Thursday, February 5, 2015

"Everybody Wants to Rule the World" (Tears for Fears)

I was at the office recently for a quarterly planning meeting.  There were about 30 of us of varying ages, squeezed around a conference table, having lunch.  Somehow in the course of conversation, one of my colleagues started talking about 80s music, and this (very) young intern pipes up and says, "Wow, I wish, like, I was born, like, in the 80s.  It was, like, so much, like, fun and stuff!"
After I got done tossing her from the roof of the building*, I made my case that the 80s weren't so hot.  Honestly, they were pretty awful.  Everyone dressed like clowns escaped from a mental institution, and we had the hair to match.  Self-centeredness was status quo.  And the Russians were out to obliterate us, and vice versa.  Honestly, it was a decade of bad taste, greed, and fear that planted the seeds of our current decade of bad taste, greed, and fear.  (If you were alive in the 80s, I challenge you to name one fond memory that isn't somehow related to one of the following: a consumer product, a T.V. show, a song/album, or a film.  It's nearly impossible to do.)

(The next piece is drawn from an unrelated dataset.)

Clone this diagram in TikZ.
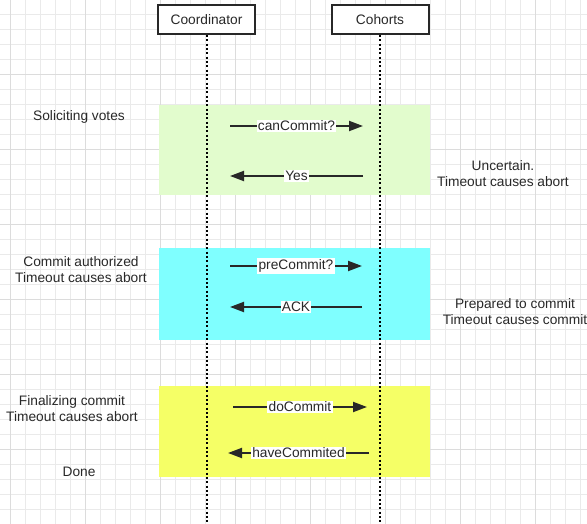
\documentclass[tikz,border=0pt]{standalone}
\usepackage{fontspec}
\setmainfont{Liberation Sans}
\usetikzlibrary{arrows.meta}
\definecolor{gridminor}{RGB}{234,234,234}
\definecolor{gridmajor}{RGB}{220,220,220}
\definecolor{phasegreen}{RGB}{226,252,205}
\definecolor{phasecyan}{RGB}{127,255,255}
\definecolor{phaseyellow}{RGB}{245,255,102}
\definecolor{ink}{RGB}{40,40,40}

\begin{document}
\begin{tikzpicture}[
  x=0.75pt, y=-0.75pt,
  font=\fontsize{10.3}{12}\selectfont, text=ink,
  actor/.style={draw=ink, line width=1.5pt, fill=white, minimum width=97*0.75pt,
                minimum height=29*0.75pt, inner sep=0pt},
  lifeline/.style={draw=black, line width=1.5pt, dash pattern=on 1.5pt off 1.75pt},
  msg/.style={draw=ink, line width=1.5pt, -{Triangle[length=10.5pt,width=7.5pt]}},
  lbl/.style={fill=white, inner sep=1pt, text=ink},
  note/.style={align=center, inner sep=0pt}
]
\useasboundingbox (0,0) rectangle (587,524);
\fill[white] (0,0) rectangle (587,524);
\foreach \gx in {10,25,...,580} \draw[gridminor, line width=0.75pt] (\gx,0) -- (\gx,524);
\foreach \gy in {0,15,...,520} \draw[gridminor, line width=0.75pt] (0,\gy) -- (587,\gy);
\foreach \gx in {10,85,...,580} \draw[gridmajor, line width=0.75pt] (\gx,0) -- (\gx,524);
\foreach \gy in {0,75,...,520} \draw[gridmajor, line width=0.75pt] (0,\gy) -- (587,\gy);

\fill[phasegreen] (159,105) rectangle (430,195);
\fill[phasecyan] (159,248) rectangle (430,340);
\fill[phaseyellow] (159,386) rectangle (430,477);

\node[actor] (coord) at (206.5,19.5) {Coordinator};
\node[actor] (cohort) at (380,19.5) {Cohorts};
\coordinate (coordend) at (206.5,524);
\coordinate (cohortend) at (380,524);
\draw[lifeline] (coord.south) -- (coordend);
\draw[lifeline] (cohort.south) -- (cohortend);

\coordinate (vote1) at (230,126);
\coordinate (vote2) at (363,126);
\coordinate (yes1) at (363,176);
\coordinate (yes2) at (230,176);
\coordinate (pre1) at (230,266);
\coordinate (pre2) at (362,266);
\coordinate (ack1) at (362,307);
\coordinate (ack2) at (230,307);
\coordinate (do1) at (233,407);
\coordinate (do2) at (367,407);
\coordinate (done1) at (369,453);
\coordinate (done2) at (228,453);
\draw[msg] (vote1) -- node[lbl] {canCommit?} (vote2);
\draw[msg] (yes1) -- node[lbl] {Yes} (yes2);
\draw[msg] (pre1) -- node[lbl] {preCommit?} (pre2);
\draw[msg] (ack1) -- node[lbl] {ACK} (ack2);
\draw[msg] (do1) -- node[lbl] {doCommit} (do2);
\draw[msg] (done1) -- node[lbl] {haveCommited} (done2);

\node[note] (solicit) at (79,117) {Soliciting votes};
\node[note] (authorized) at (81,270) {Commit authorized\\Timeout causes abort};
\node[note] (finalizing) at (72,409) {Finalizing commit\\Timeout causes abort};
\node[note] (done) at (79,472) {Done};
\node[note] (uncertain) at (503,174) {Uncertain.\\Timeout causes abort};
\node[note] (prepared) at (515,312) {Prepared to commit\\Timeout causes commit};
\end{tikzpicture}
\end{document}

I bring this up because I always found "Everybody Wants to Rule the World" from Songs from the Big Chair (1985) to be an astute commentary on the 80s.  (Quite a feat, I think, considering the decade was only half over when Tears for Fears wrote/released it!)

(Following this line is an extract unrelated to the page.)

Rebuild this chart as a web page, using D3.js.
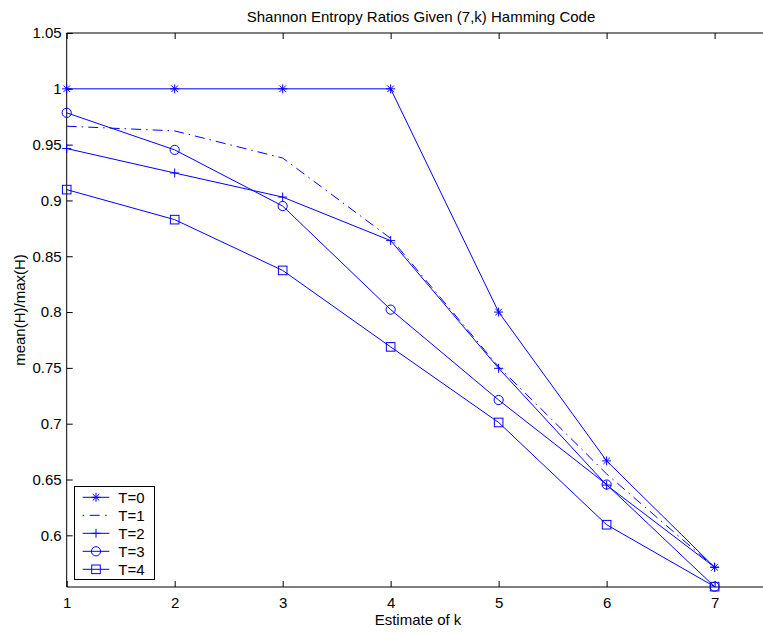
<!DOCTYPE html>
<html><head><meta charset="utf-8">
<script src="https://cdn.jsdelivr.net/npm/d3@7"></script>
<style>body{margin:0;background:#fff}svg{display:block}text{font-family:Arial,"Liberation Sans",sans-serif;fill:#000}</style>
</head><body><svg id="c" width="763" height="633"></svg>
<script>
const kValues = [1, 2, 3, 4, 5, 6, 7];
const seriesNames = ["T=0", "T=1", "T=2", "T=3", "T=4"];
const T0 = [1.0, 1.0, 1.0, 1.0, 0.8, 0.6667, 0.5714];
const T1 = [0.9665, 0.9623, 0.938, 0.866, 0.751, 0.655, 0.5714];
const T2 = [0.9465, 0.9246, 0.903, 0.864, 0.7496, 0.645, 0.5714];
const T3 = [0.9785, 0.9453, 0.895, 0.8022, 0.7212, 0.6455, 0.554];
const T4 = [0.9097, 0.8828, 0.8373, 0.7688, 0.7011, 0.6095, 0.554];
const xTicks = [1, 2, 3, 4, 5, 6, 7];
const yTicks = [0.6, 0.65, 0.7, 0.75, 0.8, 0.85, 0.9, 0.95, 1, 1.05];
const titleText = "Shannon Entropy Ratios Given (7,k) Hamming Code";
const xLabelText = "Estimate of k";
const yLabelText = "mean(H)/max(H)";

const series = [
  {name: seriesNames[0], values: T0, marker: "star", dash: null},
  {name: seriesNames[1], values: T1, marker: null, dash: "10,5,1.5,5"},
  {name: seriesNames[2], values: T2, marker: "plus", dash: null},
  {name: seriesNames[3], values: T3, marker: "circle", dash: null},
  {name: seriesNames[4], values: T4, marker: "square", dash: null}
];

const svg = d3.select("#c");
const L = 66.7, R = 774, T = 33, B = 587;
const FS = 15;
const blue = "#0000ff";
const x = d3.scaleLinear().domain([1, 7.55]).range([L, R]);
const y = d3.scaleLinear().domain([0.5537, 1.05]).range([B, T]);

// frame
svg.append("line").attr("x1", L).attr("x2", 763).attr("y1", T).attr("y2", T).attr("stroke", "#000");
svg.append("line").attr("x1", L).attr("x2", 763).attr("y1", B).attr("y2", B).attr("stroke", "#000");
svg.append("line").attr("x1", L).attr("x2", L).attr("y1", T).attr("y2", B).attr("stroke", "#000");

const fmt = d => String(+d.toFixed(2));
const gx = svg.append("g").attr("transform", `translate(0,${B})`)
  .call(d3.axisBottom(x).tickValues(xTicks).tickSize(-6).tickPadding(10).tickFormat(fmt));
const gxt = svg.append("g").attr("transform", `translate(0,${T})`)
  .call(d3.axisTop(x).tickValues(xTicks).tickSize(-6).tickFormat(""));
const gy = svg.append("g").attr("transform", `translate(${L},0)`)
  .call(d3.axisLeft(y).tickValues(yTicks).tickSize(-6).tickPadding(5).tickFormat(fmt));
[gx, gxt, gy].forEach(g => {
  g.select(".domain").remove();
  g.selectAll("line").attr("stroke", "#000");
  g.selectAll("text").style("font-size", FS + "px").attr("font-family", "Arial, 'Liberation Sans', sans-serif").attr("fill", "#000");
});

// titles
svg.append("text").attr("x", 421).attr("y", 22).attr("text-anchor", "middle").style("font-size", FS + "px").text(titleText);
svg.append("text").attr("x", 418).attr("y", 625).attr("text-anchor", "middle").style("font-size", FS + "px").text(xLabelText);
svg.append("text").attr("transform", `translate(25,${(T + B) / 2}) rotate(-90)`).attr("text-anchor", "middle").style("font-size", FS + "px").text(yLabelText);

function drawMarker(g, type, cx, cy) {
  const s = 4.5;
  if (type === "star") {
    const d = 3.3;
    g.append("path").attr("d", `M${cx - s},${cy}H${cx + s}M${cx},${cy - s}V${cy + s}M${cx - d},${cy - d}L${cx + d},${cy + d}M${cx - d},${cy + d}L${cx + d},${cy - d}`)
      .attr("stroke", blue).attr("fill", "none");
  } else if (type === "plus") {
    g.append("path").attr("d", `M${cx - s},${cy}H${cx + s}M${cx},${cy - s}V${cy + s}`).attr("stroke", blue).attr("fill", "none");
  } else if (type === "circle") {
    g.append("circle").attr("cx", cx).attr("cy", cy).attr("r", 4.6).attr("stroke", blue).attr("fill", "none");
  } else if (type === "square") {
    g.append("rect").attr("x", cx - 4.3).attr("y", cy - 4.3).attr("width", 8.6).attr("height", 8.6).attr("stroke", blue).attr("fill", "none");
  }
}

const line = d3.line().x((d, i) => x(kValues[i])).y(d => y(d));
series.forEach(s => {
  const g = svg.append("g");
  g.append("path").attr("d", line(s.values)).attr("fill", "none").attr("stroke", blue).attr("stroke-width", 1)
    .attr("stroke-dasharray", s.dash);
  if (s.marker) s.values.forEach((v, i) => drawMarker(g, s.marker, x(kValues[i]), y(v)));
});

// legend
const lg = svg.append("g");
lg.append("rect").attr("x", 74.5).attr("y", 486.5).attr("width", 80).attr("height", 93).attr("fill", "#fff").attr("stroke", "#000");
series.forEach((s, i) => {
  const cy = 497.3 + i * 18;
  lg.append("line").attr("x1", 82.7).attr("x2", 109.3).attr("y1", cy).attr("y2", cy).attr("stroke", blue)
    .attr("stroke-dasharray", s.dash ? "1.5,5.5,10,5.5" : null);
  if (s.marker) drawMarker(lg, s.marker, 96, cy);
  lg.append("text").attr("x", 118.3).attr("y", cy + 5.3).style("font-size", FS + "px").text(s.name);
});
</script></body></html>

On the surface, it's an upbeat pop song with a danceable beat, memorable guitar solo, and singable chorus.  If you're not really paying much attention, you might think the refrain Everybody wants to rule the world is just some douchebag mantra that reiterates the 80s "I'm gonna get mine" mentality.  But if you listen a little more closely, you get that Curt Smith is delivering a warning about greed and powermongering.  In truth, the song is a lament.  It's about being full of hopes and dreams as young person in the modern world, but then coming to the stark realization that it all could be obliterated at the whim of one person tomorrow.
That was the reality of the 80s.  We were just trying to remain upbeat through the thick of it.

(*No 20-year-olds were harmed in the composition of this blog entry.)